In Prisma, come già fatto in Skam, gli adolescenti vengono raccontati in un modo molto più realistico rispetto ad altre produzioni. Dopo aver debuttato su una piattaforma come Prime Video, e quindi raggiunto tantissimi ragazzi, le è capitato di confrontarsi con loro?
Sì, ed è stata per me la soddisfazione più grande. Allo stesso modo per me. Perché Prisma è stato un buon esempio. Mi ha fatto ragionare su tante cose, in primis sulla complessità di un periodo come l’adolescenza. Anche solo il titolo ci fa capire che dentro di noi ci sono tremila sfumature. È un prodotto fantastico che fa sentire rappresentati gli adolescenti. Il regista, Ludovico Bessegato, fa un lavoro immenso per riuscire a mettere in scena le complesse forme che ci avvicendano nell’adolescenza. Ma non sotto forma di pregiudizi. Mi ci sono riconosciuta anche io. Non è un agglomerato di stereotipi, ma un insieme di emozioni contrastanti.
Per il suo futuro da attrice cosa si augura? Vorrebbe che la sua protesi fosse solo un elemento in più e non quello che la definisce come interprete?
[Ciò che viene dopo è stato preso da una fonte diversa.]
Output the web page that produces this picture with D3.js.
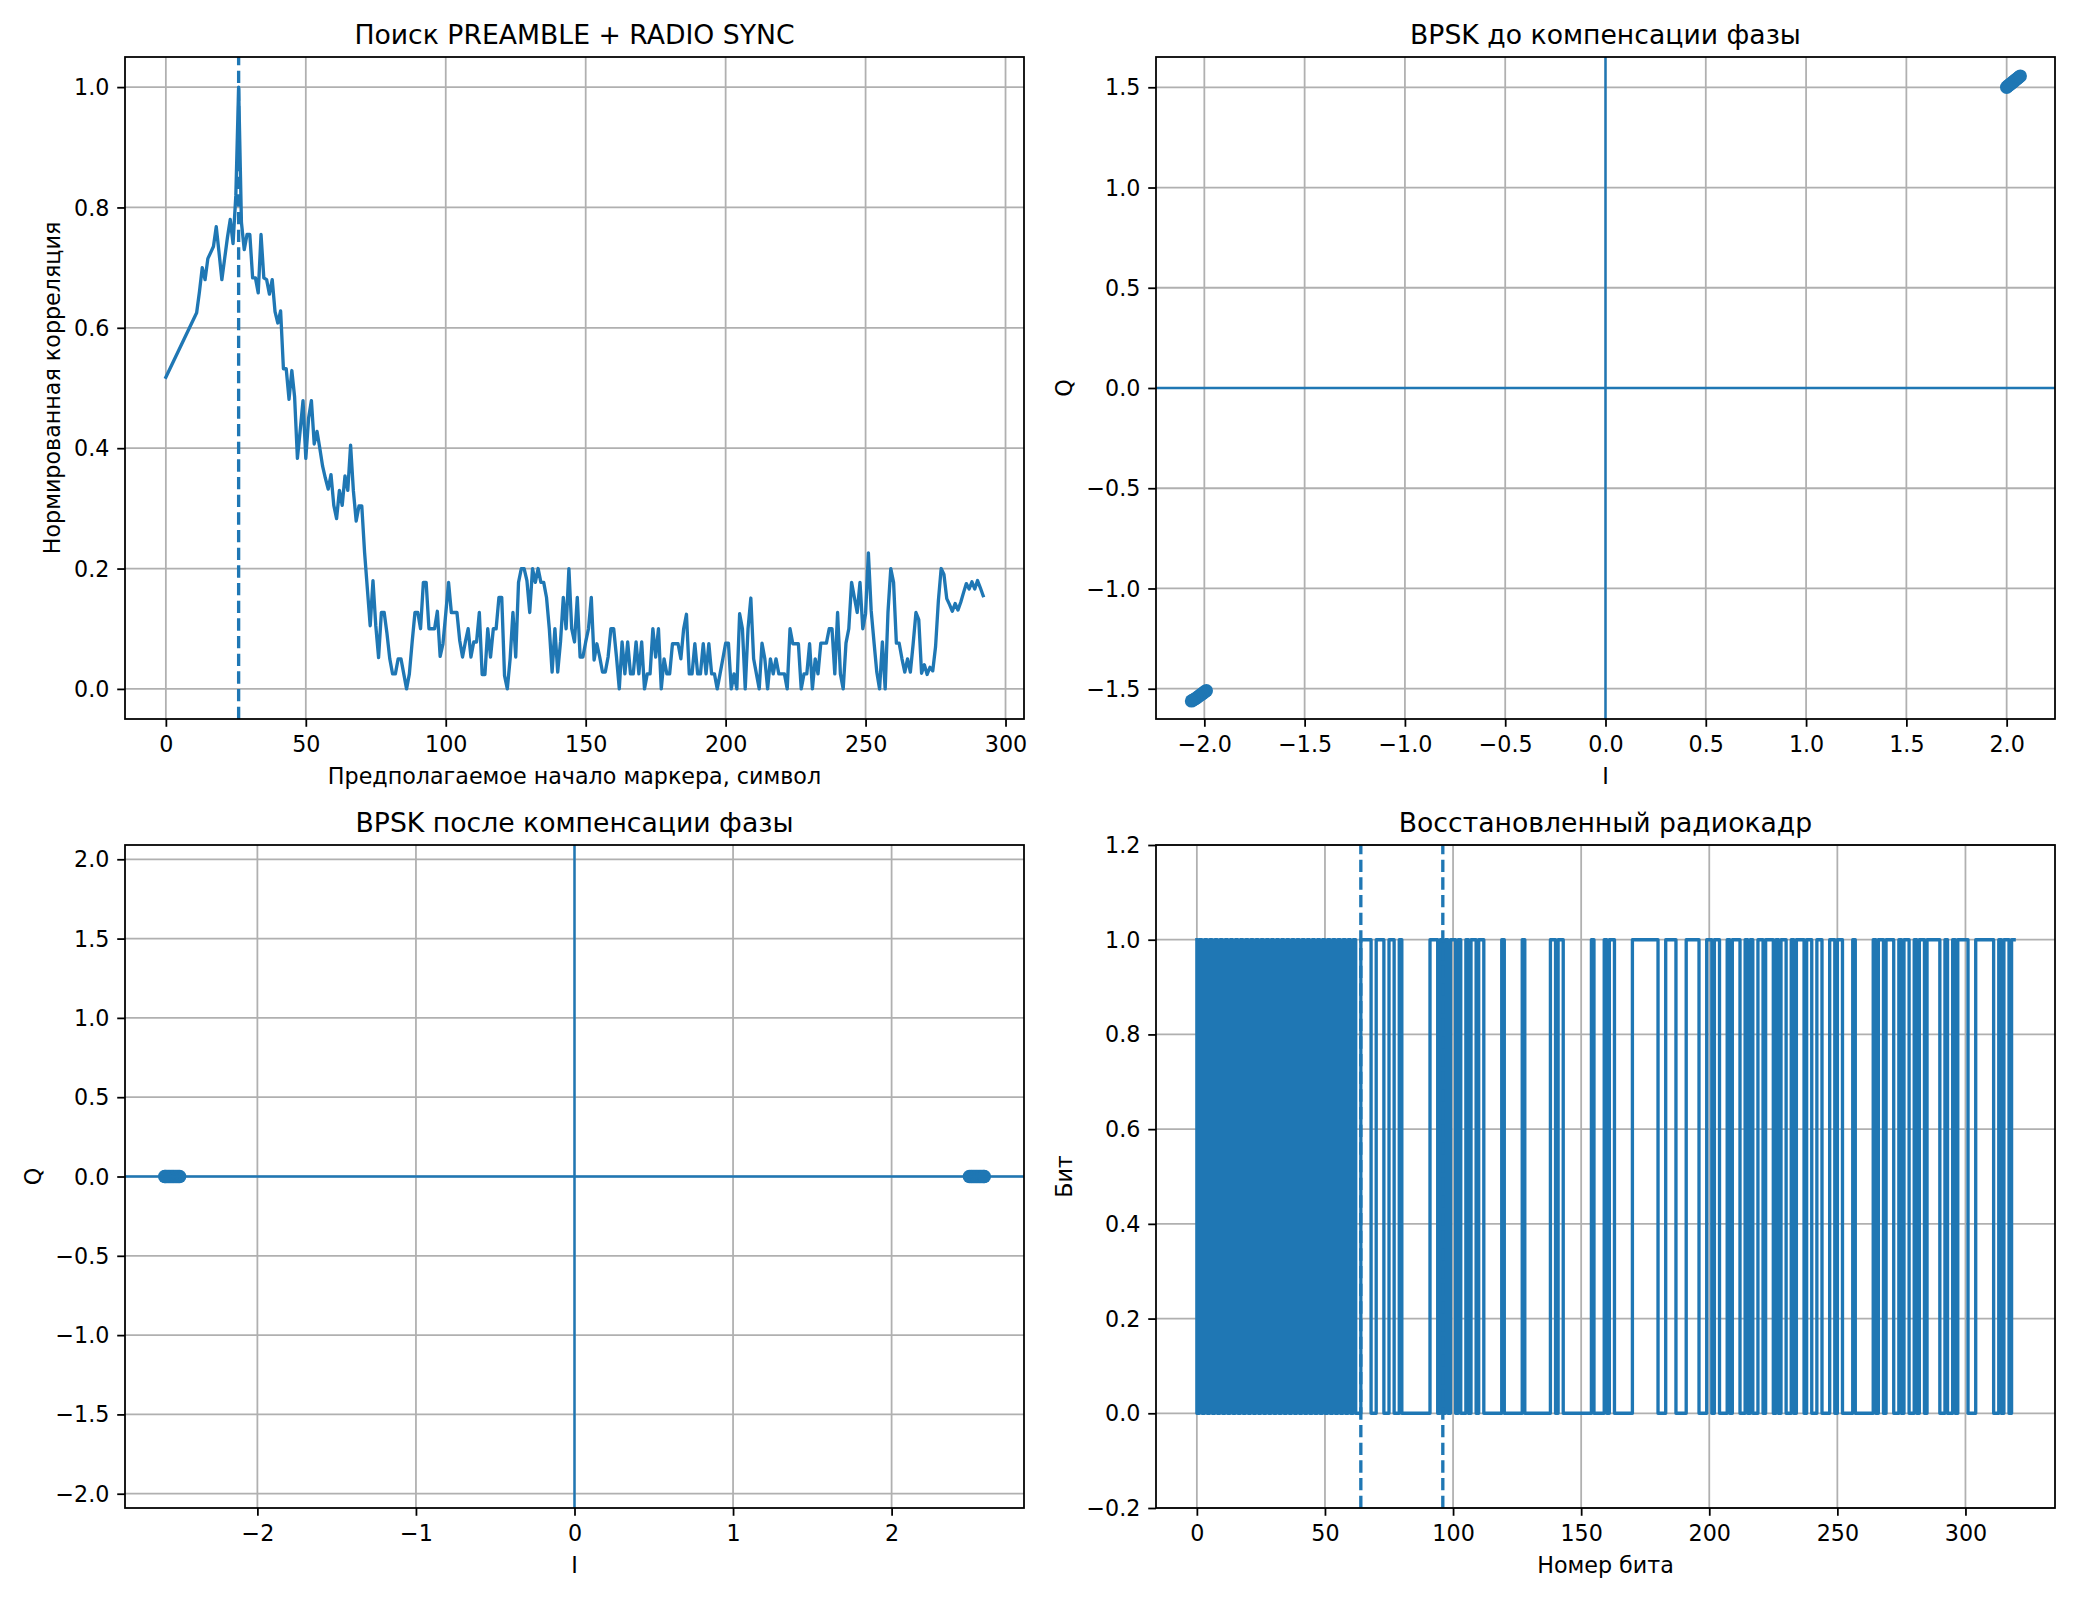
<!DOCTYPE html>
<html><head><meta charset="utf-8">
<script src="https://cdn.jsdelivr.net/npm/d3@7"></script>
<style>body{margin:0;background:#fff} svg{display:block} text{font-family:"DejaVu Sans",sans-serif}</style>
</head><body><svg id="c" width="2080" height="1600"></svg>
<script>
// ---------------- DATA ----------------
const corrStarts = [0, ...d3.range(11, 293)];
const corrValues = [0.518,
 0.625,0.66,0.70,0.68,0.715,0.725,0.735,0.768,0.725,0.68,
 0.715,0.75,0.78,0.74,0.82,1.0,0.775,0.73,0.755,0.755,
 0.683,0.683,0.658,0.755,0.683,0.68,0.656,0.68,0.627,0.608,
 0.628,0.532,0.532,0.481,0.529,0.485,0.383,0.43,0.479,0.383,
 0.45,0.479,0.407,0.428,0.40,0.37,0.35,0.332,0.356,0.305,
 0.283,0.33,0.305,0.354,0.33,0.405,0.329,0.279,0.304,0.304,
 0.227,0.166,0.105,0.18,0.105,0.052,0.127,0.127,0.092,0.05,
 0.025,0.025,0.05,0.05,0.025,0.0,0.025,0.078,0.127,0.127,
 0.10,0.177,0.177,0.10,0.10,0.10,0.129,0.054,0.075,0.125,
 0.177,0.127,0.127,0.127,0.08,0.053,0.078,0.10,0.053,0.078,
 0.078,0.127,0.024,0.024,0.10,0.053,0.10,0.10,0.152,0.152,
 0.022,0.0,0.05,0.127,0.053,0.177,0.2,0.2,0.18,0.127,
 0.2,0.177,0.2,0.177,0.177,0.152,0.10,0.028,0.10,0.028,
 0.078,0.152,0.10,0.2,0.10,0.078,0.152,0.053,0.053,0.078,
 0.10,0.152,0.048,0.075,0.053,0.028,0.028,0.053,0.10,0.10,
 0.053,0.0,0.078,0.025,0.078,0.025,0.025,0.078,0.025,0.078,
 0.0,0.025,0.025,0.10,0.053,0.10,0.0,0.05,0.025,0.025,
 0.075,0.075,0.075,0.05,0.10,0.124,0.025,0.025,0.075,0.025,
 0.025,0.075,0.025,0.075,0.025,0.025,0.0,0.025,0.05,0.076,
 0.076,0.0,0.025,0.0,0.125,0.10,0.0,0.10,0.151,0.05,
 0.025,0.0,0.076,0.05,0.0,0.05,0.025,0.05,0.025,0.025,
 0.025,0.0,0.10,0.075,0.075,0.075,0.0,0.025,0.025,0.075,
 0.0,0.05,0.025,0.076,0.076,0.076,0.10,0.10,0.025,0.127,
 0.025,0.0,0.076,0.10,0.177,0.152,0.127,0.177,0.10,0.125,
 0.226,0.13,0.078,0.028,0.0,0.078,0.0,0.127,0.2,0.177,
 0.076,0.076,0.05,0.028,0.05,0.028,0.075,0.127,0.115,0.026,
 0.04,0.024,0.036,0.03,0.07,0.146,0.2,0.19,0.15,0.14,
 0.129,0.142,0.131,0.144,0.16,0.175,0.166,0.178,0.166,0.18,
 0.168,0.155];
const corrPeak = 26;
const corrXTicks = [0, 50, 100, 150, 200, 250, 300];
const corrYTicks = [0, 0.2, 0.4, 0.6, 0.8, 1.0];

const beforeI = [2.000,2.006,2.012,2.018,2.025,2.031,2.037,2.043,2.050,2.056,2.062,2.068,
                 -1.990,-1.998,-2.005,-2.012,-2.020,-2.027,-2.035,-2.042,-2.050,-2.057,-2.064];
const beforeQ = [1.500,1.506,1.510,1.516,1.520,1.526,1.530,1.536,1.541,1.546,1.551,1.556,
                 -1.510,-1.515,-1.521,-1.526,-1.532,-1.537,-1.543,-1.548,-1.553,-1.557,-1.561];
const beforeXTicks = [-2, -1.5, -1, -0.5, 0, 0.5, 1, 1.5, 2];
const beforeYTicks = [-1.5, -1, -0.5, 0, 0.5, 1, 1.5];

const afterI = [2.490,2.500,2.508,2.517,2.526,2.535,2.544,2.553,2.562,2.571,2.580,2.585,
                -2.490,-2.499,-2.508,-2.518,-2.527,-2.536,-2.545,-2.554,-2.563,-2.572,-2.580,-2.585];
const afterQ = [0,0,0,0,0,0,0,0,0,0,0,0, 0,0,0,0,0,0,0,0,0,0,0,0];
const afterXTicks = [-2, -1, 0, 1, 2];
const afterYTicks = [-2, -1.5, -1, -0.5, 0, 0.5, 1, 1.5, 2];

const preambleBits = [1,0,1,0,1,0,1,0,1,0,1,0,1,0,1,0,1,0,1,0,1,0,1,0,1,0,1,0,1,0,1,0,
                      1,0,1,0,1,0,1,0,1,0,1,0,1,0,1,0,1,0,1,0,1,0,1,0,1,0,1,0,1,0,1,0];
const syncBits = [0,1,1,1,1,0,0,1,1,1,0,0,1,1,0,0,1,0,0,0,0,0,0,0,0,0,0,0,1,1,1,0];
const payloadBits = [
 1,0,1,0,1,1,0,1,0,0,1,0,1,1,0,1,1,
 0,0,0,0,0,0,0, 1, 0,0,0,0,0,0,0, 1, 0,0,0,0,0,0,0,0,0,0,
 1,1,0,1,1, 0,0,0,0,0,0,0,0,0,0,0, 1, 0,0,0,0, 1,0,1,1, 0,0,0,0,0,0,0,
 1,1,1,1,1,1,1,1,1,1, 0,0,0, 1,1,1,1, 0,0,0,0, 1,1,1,1,1, 0,0,0,
 1,1,0,1,1,0,0,0,1,0,
 1,1,1,0,0,1,0,1,0,0,
 1,1,0,1,1,1,0,1,0,1,
 1,0,0,1,0,1,1,1,0,1,
 1,0,0,1,1,0,0,0,1,1,
 0,1,1,0,0,0,0,1,0,0,
 0,0,0,0,0,1,0,1,1,0,
 1,1,1,0,0,1,0,1,1,0,
 0,1,0,1,1,0,1,1,1,1,
 1,0,0,1,0,0,1,0,1,1,
 1,1,0,0,0,1,1,1,1,1,
 1,1,0,0,1,0,1,1,0,1];
const frameMarkers = [64, 96];
const bitXTicks = [0, 50, 100, 150, 200, 250, 300];
const bitYTicks = [-0.2, 0, 0.2, 0.4, 0.6, 0.8, 1.0, 1.2];

// ---------------- DRAWING ----------------
const PX = 160 / 72;
const C0 = '#1f77b4';
const svg = d3.select('#c');
svg.append('rect').attr('width', 2080).attr('height', 1600).attr('fill', '#fff');
let clipN = 0;

function panel(o) {
  const g = svg.append('g').attr('transform', `translate(${o.left},${o.top})`);
  const x = d3.scaleLinear().domain(o.xDomain).range([0, o.width]);
  const y = d3.scaleLinear().domain(o.yDomain).range([o.height, 0]);
  const id = 'clip' + (clipN++);
  g.append('clipPath').attr('id', id).append('rect').attr('width', o.width).attr('height', o.height);
  const grid = g.append('g');
  grid.selectAll('line.gx').data(o.xTicks).join('line').attr('class', 'gx')
    .attr('x1', d => x(d)).attr('x2', d => x(d)).attr('y1', 0).attr('y2', o.height)
    .attr('stroke', '#b0b0b0').attr('stroke-width', 0.8 * PX);
  grid.selectAll('line.gy').data(o.yTicks).join('line').attr('class', 'gy')
    .attr('y1', d => y(d)).attr('y2', d => y(d)).attr('x1', 0).attr('x2', o.width)
    .attr('stroke', '#b0b0b0').attr('stroke-width', 0.8 * PX);
  const plot = g.append('g').attr('clip-path', `url(#${id})`);
  const xa = g.append('g').attr('transform', `translate(0,${o.height})`)
    .call(d3.axisBottom(x).tickValues(o.xTicks).tickFormat(o.xFmt)
      .tickSizeInner(3.5 * PX).tickSizeOuter(0).tickPadding(3.5 * PX));
  const ya = g.append('g')
    .call(d3.axisLeft(y).tickValues(o.yTicks).tickFormat(o.yFmt)
      .tickSizeInner(3.5 * PX).tickSizeOuter(0).tickPadding(3.5 * PX));
  [xa, ya].forEach(a => {
    a.attr('font-family', null).attr('font-size', null);
    a.select('.domain').remove();
    a.selectAll('line').attr('stroke', '#000').attr('stroke-width', 0.8 * PX);
    a.selectAll('text').attr('font-size', 10 * PX).attr('fill', '#000')
      .attr('font-family', '"DejaVu Sans", sans-serif');
  });
  xa.selectAll('text').attr('dy', '0.8em');
  ya.selectAll('text').attr('dy', '0.34em');
  g.append('rect').attr('width', o.width).attr('height', o.height)
    .attr('fill', 'none').attr('stroke', '#000').attr('stroke-width', 0.8 * PX);
  g.append('text').attr('x', o.width / 2).attr('y', -6 * PX)
    .attr('text-anchor', 'middle').attr('font-size', 12 * PX).attr('fill', '#000').text(o.title);
  g.append('text').attr('x', o.width / 2).attr('y', o.height + 65)
    .attr('text-anchor', 'middle').attr('font-size', 10 * PX).attr('fill', '#000').text(o.xlabel);
  const bb = ya.node().getBBox();
  const bx = bb.x - 4 * PX - 0.236 * 10 * PX;
  g.append('text').attr('transform', `translate(${bx},${o.height / 2}) rotate(-90)`)
    .attr('text-anchor', 'middle').attr('font-size', 10 * PX).attr('fill', '#000').text(o.ylabel);
  return { g, x, y, plot, o };
}

const f1 = d3.format('.1f');
const fd = d3.format('d');

// Panel 1: correlation
{
  const p = panel({ left: 125, top: 57, width: 899, height: 662,
    xDomain: [-14.6, 306.6], yDomain: [-0.05, 1.05], xTicks: corrXTicks, yTicks: corrYTicks,
    xFmt: fd, yFmt: f1, title: 'Поиск PREAMBLE + RADIO SYNC',
    xlabel: 'Предполагаемое начало маркера, символ', ylabel: 'Нормированная корреляция' });
  const pts = corrStarts.map((s, i) => [s, corrValues[i]]);
  p.plot.append('path').datum(pts)
    .attr('d', d3.line().x(d => p.x(d[0])).y(d => p.y(d[1])))
    .attr('fill', 'none').attr('stroke', C0).attr('stroke-width', 1.5 * PX)
    .attr('stroke-linejoin', 'round').attr('stroke-linecap', 'square');
  p.plot.append('line').attr('x1', p.x(corrPeak)).attr('x2', p.x(corrPeak))
    .attr('y1', p.o.height).attr('y2', 0)
    .attr('stroke', C0).attr('stroke-width', 1.5 * PX).attr('stroke-dasharray', `${3.7*1.5*PX},${1.6*1.5*PX}`);
}

function iqPanel(opts, I, Q) {
  const p = panel(opts);
  p.plot.selectAll('circle').data(I.map((v, i) => [v, Q[i]])).join('circle')
    .attr('cx', d => p.x(d[0])).attr('cy', d => p.y(d[1])).attr('r', 3 * PX).attr('fill', C0);
  p.plot.append('line').attr('x1', 0).attr('x2', p.o.width).attr('y1', p.y(0)).attr('y2', p.y(0))
    .attr('stroke', C0).attr('stroke-width', 1.1 * PX);
  p.plot.append('line').attr('x1', p.x(0)).attr('x2', p.x(0)).attr('y1', 0).attr('y2', p.o.height)
    .attr('stroke', C0).attr('stroke-width', 1.1 * PX);
}

iqPanel({ left: 1156, top: 57, width: 899, height: 662,
  xDomain: [-2.241, 2.241], yDomain: [-1.651, 1.651], xTicks: beforeXTicks, yTicks: beforeYTicks,
  xFmt: f1, yFmt: f1, title: 'BPSK до компенсации фазы', xlabel: 'I', ylabel: 'Q' }, beforeI, beforeQ);

iqPanel({ left: 125, top: 845, width: 899, height: 663,
  xDomain: [-2.835, 2.835], yDomain: [-2.09, 2.09], xTicks: afterXTicks, yTicks: afterYTicks,
  xFmt: fd, yFmt: f1, title: 'BPSK после компенсации фазы', xlabel: 'I', ylabel: 'Q' }, afterI, afterQ);

// Panel 4: bits
{
  const bits = [...preambleBits, ...syncBits, ...payloadBits];
  const p = panel({ left: 1156, top: 845, width: 899, height: 663,
    xDomain: [-15.95, 334.95], yDomain: [-0.2, 1.2], xTicks: bitXTicks, yTicks: bitYTicks,
    xFmt: fd, yFmt: f1, title: 'Восстановленный радиокадр', xlabel: 'Номер бита', ylabel: 'Бит' });
  p.plot.append('path').datum(bits.map((b, i) => [i, b]))
    .attr('d', d3.line().curve(d3.curveStepBefore).x(d => p.x(d[0])).y(d => p.y(d[1])))
    .attr('fill', 'none').attr('stroke', C0).attr('stroke-width', 1.5 * PX)
    .attr('stroke-linejoin', 'round').attr('stroke-linecap', 'square');
  p.plot.selectAll('line.mk').data(frameMarkers).join('line').attr('class', 'mk')
    .attr('x1', d => p.x(d)).attr('x2', d => p.x(d)).attr('y1', p.o.height).attr('y2', 0)
    .attr('stroke', C0).attr('stroke-width', 1.5 * PX).attr('stroke-dasharray', `${3.7*1.5*PX},${1.6*1.5*PX}`);
}
</script></body></html>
Sì, assolutamente. Ho due obiettivi. Uno è che non voglio essere etichettata come attrice con disabilità. “Ho i capelli neri, ho gli occhi neri, sono alta 1,75 metri e ho una protesi”. È solo una tra le mie tante caratteristiche. Di base sono un’attrice. In più il fatto di dire attrice con disabilità, magari ti distanzia un po’ da quello che è il lavoro di base. Il secondo obiettivo enorme che ho, e che spero un giorno di poter dire di aver realizzato, è interpretare un personaggio che da script non abbia una disabilità. Vorrebbe dire aver fatto effettivamente dei passi avanti perché quella tematica sarà stata davvero normalizzata.